The more you control, the more you can optimize. “It all starts with memory management,” says Chole. “If you want to do the best possible memory management, you have to completely own the workload. When we design a compiler, the compiler has full end-to-end visibility into the neural network that is being executed. This is not how GPUs work. They operate one layer at a time. But if you do that, you miss out on global optimizations. You miss out on data reuse and data sharing. You miss a lot of reordering optimizations.”
Future-proofing
Even if you control all of the ecosystem, you still cannot fully know the future. Many edge devices have extended lifetimes, and upgrades are a necessary part of the ecosystem. That means you need to provide for changes that are out of your control.
“One of the biggest challenges we have is to look into a crystal ball and say, three or five years from now, this is what the AI models are going to look like,” says Char. “With the current pace of AI development, with AI models changing every few weeks, this is a very hard problem for us. Trying to predict is difficult, but maybe there are things that we can do in our devices to provide some future-proofing.”
But how much headroom needs to be built in? “It’s not about guessing the future model,” says Saif. “It’s about preserving optionality under a fixed power budget and fixed thermal envelope. You can’t go berserk adding lots of things under the name of future-proofing. Future-proofing is a system design problem. It’s not a silicon problem. Is your system capable of functioning within the ecosystems later on?”
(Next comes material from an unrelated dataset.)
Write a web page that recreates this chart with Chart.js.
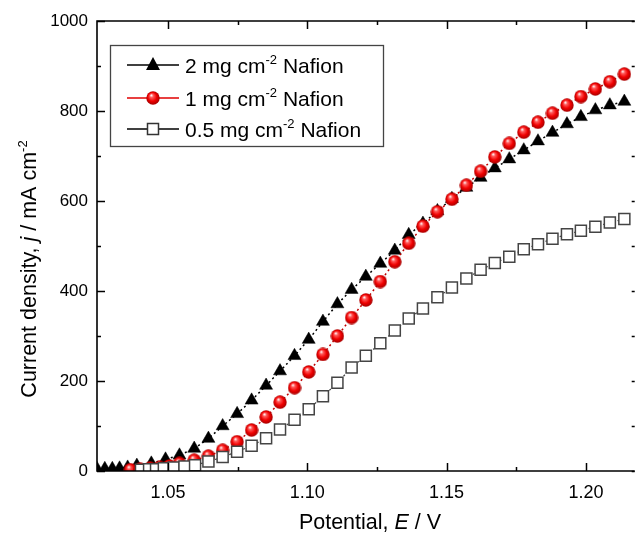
<!DOCTYPE html>
<html>
<head>
<meta charset="utf-8">
<script src="https://cdn.jsdelivr.net/npm/chart.js@4.4.0/dist/chart.umd.min.js"></script>
<style>
    html, body { margin: 0; padding: 0; background: #fff; }
    #wrap { width: 642px; height: 533px; }
</style>
</head>
<body>
<div id="wrap"><canvas id="chart" width="642" height="533"></canvas></div>
<script>
// 2 mg cm-2 Nafion (triangles)
const potential2 = [1.0245, 1.0273, 1.0300, 1.0326, 1.0355, 1.0388, 1.0440, 1.0491, 1.0541, 1.0594,
    1.0645, 1.0696, 1.0748, 1.0800, 1.0852, 1.0902, 1.0954, 1.1005, 1.1056, 1.1108,
    1.1159, 1.1210, 1.1262, 1.1314, 1.1364, 1.1415, 1.1467, 1.1519, 1.1571, 1.1622,
    1.1673, 1.1725, 1.1777, 1.1828, 1.1880, 1.1932, 1.1982, 1.2034, 1.2086, 1.2138];
const current2 = [5, 5, 5, 6, 8, 12, 17, 26, 35, 50,
    72, 100, 127, 157, 190, 222, 256, 292, 332, 371,
    403, 432, 461, 490, 525, 550, 578, 605, 630, 652,
    673, 693, 713, 733, 752, 771, 787, 802, 813, 821];

// 1 mg cm-2 Nafion (spheres)
const potential1 = [1.0365, 1.0400, 1.0435, 1.0470, 1.0505, 1.0541, 1.0594,
    1.0645, 1.0696, 1.0748, 1.0800, 1.0852, 1.0902, 1.0954, 1.1005, 1.1056, 1.1108,
    1.1159, 1.1210, 1.1262, 1.1314, 1.1364, 1.1415, 1.1467, 1.1519, 1.1571, 1.1622,
    1.1673, 1.1725, 1.1777, 1.1828, 1.1880, 1.1932, 1.1982, 1.2034, 1.2086, 1.2138];
const current1 = [3, 4, 6, 8, 11, 17, 24,
    33, 46, 65, 91, 120, 153, 185, 220, 259, 300,
    341, 380, 421, 465, 506, 544, 576, 604, 635, 666,
    698, 728, 753, 775, 795, 813, 832, 849, 865, 882];

// 0.5 mg cm-2 Nafion (open squares)
const potential05 = [1.0403, 1.0432, 1.0457, 1.0485, 1.0520, 1.0559, 1.0597,
    1.0645, 1.0696, 1.0748, 1.0800, 1.0852, 1.0902, 1.0954, 1.1005, 1.1056, 1.1108,
    1.1159, 1.1210, 1.1262, 1.1314, 1.1364, 1.1415, 1.1467, 1.1519, 1.1571, 1.1622,
    1.1673, 1.1725, 1.1777, 1.1828, 1.1880, 1.1932, 1.1982, 1.2034, 1.2086, 1.2138];
const current05 = [3, 4, 4, 6, 8, 10, 13,
    21, 31, 43, 56, 73, 92, 114, 137, 166, 196,
    230, 256, 284, 312, 339, 361, 386, 408, 428, 447,
    462, 476, 493, 504, 516, 526, 534, 543, 552, 560];

const xTicks = [1.05, 1.10, 1.15, 1.20];
const xMinorTicks = [1.075, 1.125, 1.175];
const yTicks = [0, 200, 400, 600, 800, 1000];
const yMinorTicks = [100, 300, 500, 700, 900];

const seriesNames = ["2 mg cm", "1 mg cm", "0.5 mg cm"];

const FAM = "'Liberation Sans', Arial, sans-serif";

function toPoints(xs, ys) {
    return xs.map((x, i) => ({ x: x, y: ys[i] }));
}

function makeSphere(d) {
    const c = document.createElement("canvas");
    c.width = d;
    c.height = d;
    const g = c.getContext("2d");
    const r = d / 2;
    const grad = g.createRadialGradient(r * 0.75, r * 0.6, r * 0.05, r, r, r);
    grad.addColorStop(0, "#fff2f2");
    grad.addColorStop(0.22, "#ff5a5a");
    grad.addColorStop(0.6, "#f00000");
    grad.addColorStop(1, "#a00000");
    g.fillStyle = grad;
    g.beginPath();
    g.arc(r, r, r - 0.3, 0, Math.PI * 2);
    g.fill();
    return c;
}

const sphere = makeSphere(14);

// draws text made of pieces (normal, italic, superscript), centred on x
function drawRich(ctx, parts, x, y, size) {
    const fontFor = p => (p.italic ? "italic " : "") + (p.sup ? Math.round(size * 0.62) : size) + "px " + FAM;
    let total = 0;
    parts.forEach(p => {
        ctx.font = fontFor(p);
        p.w = ctx.measureText(p.t).width;
        total += p.w;
    });
    let cx = x - total / 2;
    ctx.textBaseline = "alphabetic";
    ctx.textAlign = "left";
    parts.forEach(p => {
        ctx.font = fontFor(p);
        ctx.fillText(p.t, cx, p.sup ? y - size * 0.42 : y);
        cx += p.w;
    });
    return total;
}

const decor = {
    id: "decor",
    afterDraw(chart) {
        const ctx = chart.ctx;
        const a = chart.chartArea;
        const xs = chart.scales.x;
        const ys = chart.scales.y;
        ctx.save();
        ctx.strokeStyle = "#000";
        ctx.fillStyle = "#000";
        ctx.lineWidth = 1.6;
        ctx.beginPath();
        ctx.moveTo(a.right + 2, a.top);
        ctx.lineTo(a.left, a.top);
        ctx.lineTo(a.left, a.bottom);
        ctx.lineTo(a.right + 2, a.bottom);
        ctx.stroke();

        const tick = (list, len, vert) => {
            list.forEach(v => {
                ctx.beginPath();
                if (vert) {
                    const px = Math.round(xs.getPixelForValue(v)) + 0.5;
                    ctx.moveTo(px, a.bottom); ctx.lineTo(px, a.bottom - len);
                    ctx.moveTo(px, a.top); ctx.lineTo(px, a.top + len);
                } else {
                    const py = Math.round(ys.getPixelForValue(v)) + 0.5;
                    ctx.moveTo(a.left, py); ctx.lineTo(a.left + len, py);
                    // right axis sits just past the picture edge, only its tick tips show
                    ctx.moveTo(a.right + 2, py); ctx.lineTo(a.right - 1, py);
                }
                ctx.stroke();
            });
        };
        ctx.lineWidth = 1.5;
        tick(xTicks, 8, true);
        tick(xMinorTicks, 4, true);
        tick(yTicks, 8, false);
        tick(yMinorTicks, 4, false);

        // axis titles
        drawRich(ctx, [
            { t: "Potential, " }, { t: "E", italic: true }, { t: " / V" }
        ], 370, 529, 21.5);
        ctx.save();
        ctx.translate(36, 269);
        ctx.rotate(-Math.PI / 2);
        drawRich(ctx, [
            { t: "Current density, " }, { t: "j", italic: true }, { t: " / mA cm" }, { t: "-2", sup: true }
        ], 0, 0, 21.5);
        ctx.restore();

        // legend
        ctx.lineWidth = 1.3;
        ctx.strokeStyle = "#444";
        ctx.strokeRect(110.5, 45.5, 273, 101);
        const rows = [65, 98, 129];
        rows.forEach((ry, i) => {
            ctx.beginPath();
            ctx.lineWidth = 1.6;
            ctx.strokeStyle = i === 1 ? "#e00000" : "#000";
            ctx.moveTo(127, ry); ctx.lineTo(179, ry);
            ctx.stroke();
            const cx = 153;
            if (i === 0) {
                ctx.fillStyle = "#000";
                ctx.beginPath();
                ctx.moveTo(cx, ry - 8); ctx.lineTo(cx + 7, ry + 5); ctx.lineTo(cx - 7, ry + 5);
                ctx.closePath();
                ctx.fill();
            } else if (i === 1) {
                ctx.drawImage(sphere, cx - 7, ry - 7, 14, 14);
            } else {
                ctx.fillStyle = "#fff";
                ctx.strokeStyle = "#333";
                ctx.lineWidth = 1.5;
                ctx.fillRect(cx - 5.5, ry - 5.5, 11, 11);
                ctx.strokeRect(cx - 5.5, ry - 5.5, 11, 11);
            }
            ctx.fillStyle = "#000";
            const parts = [{ t: seriesNames[i] }, { t: "-2", sup: true }, { t: " Nafion" }];
            let w = 0;
            parts.forEach(p => {
                ctx.font = (p.sup ? 13 : 21) + "px " + FAM;
                w += ctx.measureText(p.t).width;
            });
            drawRich(ctx, parts, 185 + w / 2, ry + 7.5, 21);
        });
        ctx.restore();
    }
};

const ctx = document.getElementById("chart").getContext("2d");

new Chart(ctx, {
    type: "line",
    data: {
        datasets: [
            {
                label: "0.5 mg cm-2 Nafion",
                data: toPoints(potential05, current05),
                order: 1,
                borderColor: "#444",
                borderWidth: 1.2,
                borderDash: [2, 3],
                pointStyle: "rect",
                pointRadius: 7.8,
                pointBackgroundColor: "#fff",
                pointBorderColor: "#444",
                pointBorderWidth: 1.5
            },
            {
                label: "1 mg cm-2 Nafion",
                data: toPoints(potential1, current1),
                order: 2,
                borderColor: "#c00000",
                borderWidth: 1.5,
                borderDash: [2, 3],
                pointStyle: sphere,
                pointRadius: 7
            },
            {
                label: "2 mg cm-2 Nafion",
                data: toPoints(potential2, current2),
                order: 3,
                borderColor: "#000",
                borderWidth: 1.5,
                borderDash: [2, 3],
                pointStyle: "triangle",
                pointRadius: 7.5,
                pointBackgroundColor: "#000",
                pointBorderColor: "#000",
                pointBorderWidth: 0.5
            }
        ]
    },
    options: {
        responsive: false,
        animation: false,
        layout: { padding: { top: 21, right: 1, left: 0, bottom: 0 } },
        plugins: {
            legend: { display: false },
            tooltip: { enabled: false }
        },
        scales: {
            x: {
                type: "linear",
                min: 1.0245,
                max: 1.2168,
                grid: { display: false, drawTicks: false },
                border: { display: false },
                afterFit: scale => { scale.height = 62; },
                afterBuildTicks: scale => { scale.ticks = xTicks.map(v => ({ value: v })); },
                ticks: {
                    padding: 11,
                    color: "#000",
                    font: { family: FAM, size: 18 },
                    callback: v => Number(v).toFixed(2)
                }
            },
            y: {
                type: "linear",
                min: 0,
                max: 1000,
                grid: { display: false, drawTicks: false },
                border: { display: false },
                afterFit: scale => { scale.width = 97; },
                afterBuildTicks: scale => { scale.ticks = yTicks.map(v => ({ value: v })); },
                ticks: {
                    padding: 9,
                    color: "#000",
                    font: { family: FAM, size: 17 },
                    callback: v => String(v)
                }
            }
        }
    },
    plugins: [decor]
});
</script>
</body>
</html>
It is easy to overdo it. “All devices are in some sense future-proof,” says Chole. “The question is, what performance level do you get for the new operations that you need to do? That changes or limits the algorithm designers, or the network designers, the neural network designers, to choose the right set of operations. When you’re taping out the SoC, you have to allocate the budget. You have to consider how much power you’re going to burn if you are moving to higher precision. These two things prohibit applications from using higher-precision operations, or operations that require external processing units. We have to limit the amount of power it can consume, or we have to limit the amount of area you can consume, how much bandwidth. And that budgeting forces us to specialize.”
There are various ways to do this, some of which do not have to impact performance today. “Since models and workloads evolve quickly, flexibility is critical,” says Microchip’s Demiray. “Platforms should support configurable rails, telemetry, and firmware updates so the same hardware can accommodate new models or kernels without a re-spin. The ability to increase power in phases enables modular, multi-phase regulators and scalable power trees. This capability allows system architects to step up load current and improve transient response across product refreshes as computation requirement grows, thereby avoiding substantial redesigns.”
Conclusion
AI is slowly being adopted on the edge, and as that happens, developers are realizing it is not just about creating good hardware architectures. Instead it is a hardware/software/model co-development problem. This requires new tools, new methodologies, new organizational structures — and a new mindset. While it is possible to incrementally change existing products, and they may have a time to market advantage, they will not be able to compete in the long term.